Since coops are non-profit and don’t pay federal income tax, they cannot take advantage of wind’s production tax credit. “What makes the projects workable,” explained Iowa Lakes President/CEO Rick Olesen, “is that they were sited at a large substation next to an ethanol production facility.”
That eliminated the need for transmission, he said.
“As wind has expanded in our region, there has been a constraint on the transmission delivering the generation to load centers," Olesen explained. "We put each of our projects next to a load center. We not only do not add to transmission congestion, but we actually relieve it.”
The $43 million investment was a big undertaking for the small utility, but it now has a positive cash flow. The projects’ capacity factor percentage has been “in the low 40s for five consecutive years, exceeding the 39% to 40% predicted,” Olesen said.
“They were predicted to generate about 72.2 million kilowatt-hours per year of our annual 650 million kilowatt-hours sold,” he said. “Last year, they generated 79 million kilowatt-hours and this year we are on track to generate over 80 million kilowatt-hours.”

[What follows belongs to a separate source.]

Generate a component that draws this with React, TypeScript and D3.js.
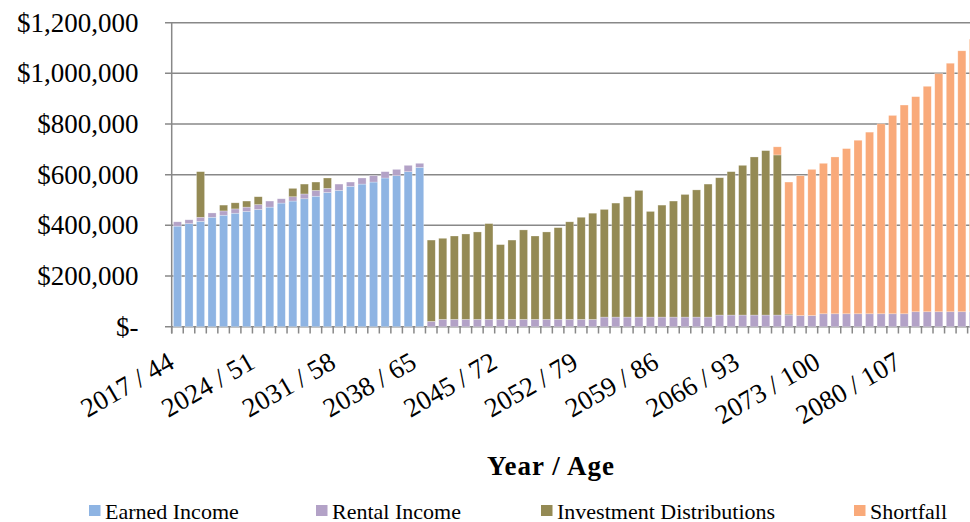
import React from "react";
import * as d3 from "d3";

// Categories: one bar per plan year, labelled every seventh year with the client's age
const startYear = 2017;
const startAge = 44;
const years = d3.range(startYear, startYear + 70);

const tickLabels = [
  "2017 / 44", "2024 / 51", "2031 / 58", "2038 / 65", "2045 / 72",
  "2052 / 79", "2059 / 86", "2066 / 93", "2073 / 100", "2080 / 107",
];

// Income sources per year, in $ thousands
const earnedIncome = [
  397, 407, 416, 432, 440, 448, 455, 463, 472, 488, 496, 505, 515, 530, 538, 554, 563, 571, 587, 596,
  612, 629, 0, 0, 0, 0, 0, 0, 0, 0, 0, 0, 0, 0, 0, 0, 0, 0, 0, 0,
  0, 0, 0, 0, 0, 0, 0, 0, 0, 0, 0, 0, 0, 0, 0, 0, 0, 0, 0, 0,
  0, 0, 0, 0, 0, 0, 0, 0, 0, 0,
];

const rentalIncome = [
  17, 15, 16, 17, 17, 17, 17, 19, 24, 17, 17, 19, 23, 16, 25, 17, 24, 25, 25, 25,
  25, 16, 21, 29, 29, 29, 29, 29, 29, 29, 29, 29, 29, 29, 29, 29, 29, 38, 38, 38,
  38, 38, 38, 38, 38, 38, 38, 46, 46, 46, 46, 46, 46, 46, 44, 44, 51, 51, 51, 51,
  51, 51, 51, 51, 59, 59, 59, 59, 59, 59,
];

const investmentDistributions = [
  0, 0, 180, 0, 23, 24, 24, 31, 0, 0, 33, 39, 33, 41, 0, 0, 0, 0, 0, 0,
  0, 0, 321, 320, 329, 337, 345, 378, 295, 313, 353, 329, 345, 362, 385, 403, 419, 425, 450, 475,
  500, 417, 442, 458, 484, 502, 525, 542, 566, 591, 624, 649, 632, 4, 0, 0, 0, 0, 0, 0,
  0, 0, 0, 0, 0, 0, 0, 0, 0, 0,
];

const shortfall = [
  0, 0, 0, 0, 0, 0, 0, 0, 0, 0, 0, 0, 0, 0, 0, 0, 0, 0, 0, 0,
  0, 0, 0, 0, 0, 0, 0, 0, 0, 0, 0, 0, 0, 0, 0, 0, 0, 0, 0, 0,
  0, 0, 0, 0, 0, 0, 0, 0, 0, 0, 0, 0, 32, 521, 552, 577, 594, 619, 652, 685,
  717, 750, 783, 824, 849, 890, 940, 981, 1030, 1076,
];

const yTicks = [0, 200000, 400000, 600000, 800000, 1000000, 1200000];

const seriesKeys = ["earned", "rental", "investment", "shortfall"];
const seriesNames = ["Earned Income", "Rental Income", "Investment Distributions", "Shortfall"];
const seriesColors = ["#8EB4E3", "#B3A2C7", "#948A54", "#F9AA7A"];

const W = 970;
const H = 522;
const FONT = "'Liberation Serif', 'Times New Roman', serif";

const rows = years.map((year, i) => ({
  year,
  age: startAge + (year - startYear),
  earned: earnedIncome[i] * 1000,
  rental: rentalIncome[i] * 1000,
  investment: investmentDistributions[i] * 1000,
  shortfall: shortfall[i] * 1000,
}));

const fmtMoney = (v: number) => (v === 0 ? "$-" : "$" + d3.format(",")(v));

export default function App() {
  const plotLeft = 171.7;
  const step = 11.535;
  const x = d3
    .scaleBand<number>()
    .domain(years)
    .range([plotLeft, plotLeft + step * years.length])
    .paddingInner(0.3)
    .paddingOuter(0.15);

  const y = d3.scaleLinear().domain([0, 1200000]).range([326.7, 22.7]);

  const stacked = d3.stack<any>().keys(seriesKeys)(rows);

  const gridColor = "#888888";
  const legendX = [89, 316, 541, 854];

  return (
    <svg
      width={W}
      height={H}
      viewBox={`0 0 ${W} ${H}`}
      style={{ position: "absolute", left: 0, top: 0, background: "#fff" }}
      fontFamily={FONT}
    >
      {/* horizontal gridlines */}
      {yTicks.map((t) => (
        <line
          key={"g" + t}
          x1={165}
          x2={W}
          y1={y(t)}
          y2={y(t)}
          stroke={gridColor}
          strokeWidth={1.5}
        />
      ))}

      {/* stacked bars */}
      {stacked.map((layer, si) => (
        <g key={layer.key} fill={seriesColors[si]}>
          {layer.map((d, i) => {
            const h = y(d[0]) - y(d[1]);
            if (h <= 0) return null;
            return (
              <rect
                key={i}
                x={x(years[i])}
                y={y(d[1])}
                width={x.bandwidth()}
                height={h}
                stroke="#ffffff"
                strokeOpacity={0.45}
                strokeWidth={0.6}
              />
            );
          })}
        </g>
      ))}

      {/* axes */}
      <line x1={plotLeft} x2={plotLeft} y1={y(1200000)} y2={333.5} stroke={gridColor} strokeWidth={1.5} />
      {years.map((yr, i) => (
        <line
          key={"t" + yr}
          x1={plotLeft + step * i}
          x2={plotLeft + step * i}
          y1={y(0)}
          y2={333.5}
          stroke={gridColor}
          strokeWidth={1.5}
        />
      ))}

      {/* y labels */}
      {yTicks.map((t) => (
        <text
          key={"yl" + t}
          x={138.5}
          y={y(t) + 8.8}
          textAnchor="end"
          fontSize={27}
          fill="#000"
        >
          {fmtMoney(t)}
        </text>
      ))}

      {/* x labels every 7 years */}
      {tickLabels.map((lab, k) => {
        const cx = (x(years[k * 7]) as number) + x.bandwidth() / 2 - 1.5;
        const cy = 367;
        return (
          <text
            key={lab}
            x={cx}
            y={cy}
            textAnchor="end"
            fontSize={27}
            transform={`rotate(-30 ${cx} ${cy})`}
            fill="#000"
          >
            {lab}
          </text>
        );
      })}

      {/* axis title */}
      <text
        x={551}
        y={475}
        textAnchor="middle"
        fontSize={27}
        fontWeight="bold"
        letterSpacing={1}
        fill="#000"
      >
        Year / Age
      </text>

      {/* legend */}
      {seriesNames.map((name, i) => (
        <g key={name}>
          <rect x={legendX[i]} y={505} width={11.5} height={11} fill={seriesColors[i]} />
          <text x={legendX[i] + 16} y={518.5} fontSize={22} fill="#000">
            {name}
          </text>
        </g>
      ))}
    </svg>
  );
}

That is over 12% of Iowa Lakes’ total generation.
Working with the coop, Iowa Lakes Community College developed a now-famous wind technician training program and a maintenance team trained there has kept Iowa Lakes’ turbines running at 98% availability. Financing was done with low cost Competitive Renewable Energy Bonds through CoBank, a bank specializing in electric cooperatives.
“It has been a great success story and a real win-win all the way around,” Olesen said. “And now North Dakota’s Basin Electric Power Cooperative is planning to use the same strategy."
In the process of doubling their installed wind capacity of 712 megawatts to over 1,400 megawatts, Basin Electric will site new wind in the Bakken oil production area. "There is huge new load there and great wind resources,” Olesen said.
“Those who say renewables are a threat to the utility business model,” Goodale said, summing up the lessons from coops, “should realize that they are also an opportunity.”